Berry played youth football for Blacktown City, Leeds United and Central Coast Mariners before making his professional debut for the Mariners in 2016.

He has appeared for the Australian under-20 side.

==Early life==
Berry grew up playing football in Castle Hill from age four, and attended Galston High School.

==Playing career==
===Club===
In 2013, Berry signed with Leeds United's youth team on a two-year deal after thirteen years playing for Blacktown City. The deal eventuated following a match in Malaysia for the Australia under-13 side where a scout identified Berry. He made his first start for the under-18s on 4 November 2013, scoring in a 3–1 win over Derby County. In May 2015, Berry was released by Leeds.

Berry returned to Australia in mid-2015, and joined Central Coast Mariners, where he represented the senior side in pre-season matches as a trialist, including setting up a goal for Daniel Heffernan against Western Sydney Wanderers. He was later named in the Central Coast Mariners youth team. He made his competitive debut for the club in February 2016, coming on as a substitute in a loss to Melbourne City. He signed a one-year senior deal with the Mariners in May 2016. In August 2016 this was extended for an extra two seasons.
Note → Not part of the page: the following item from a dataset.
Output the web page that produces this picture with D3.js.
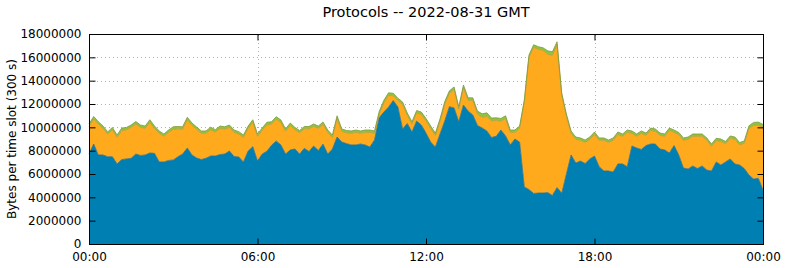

He scored his first goal for the Mariners in a 1–1 draw with Western Sydney Wanderers on 29 October 2016, finishing from close range after a defensive error by Wanderers centre half Robert Cornthwaite.

===International===
Berry made his debut for the Australian under-20 side in May 2015 in a loss to the United States in Gosford, coming on as a second-half substitute for Jaushua Sotirio. He was subsequently selected in the Australia squad for 2016 AFC U-19 Championship qualification.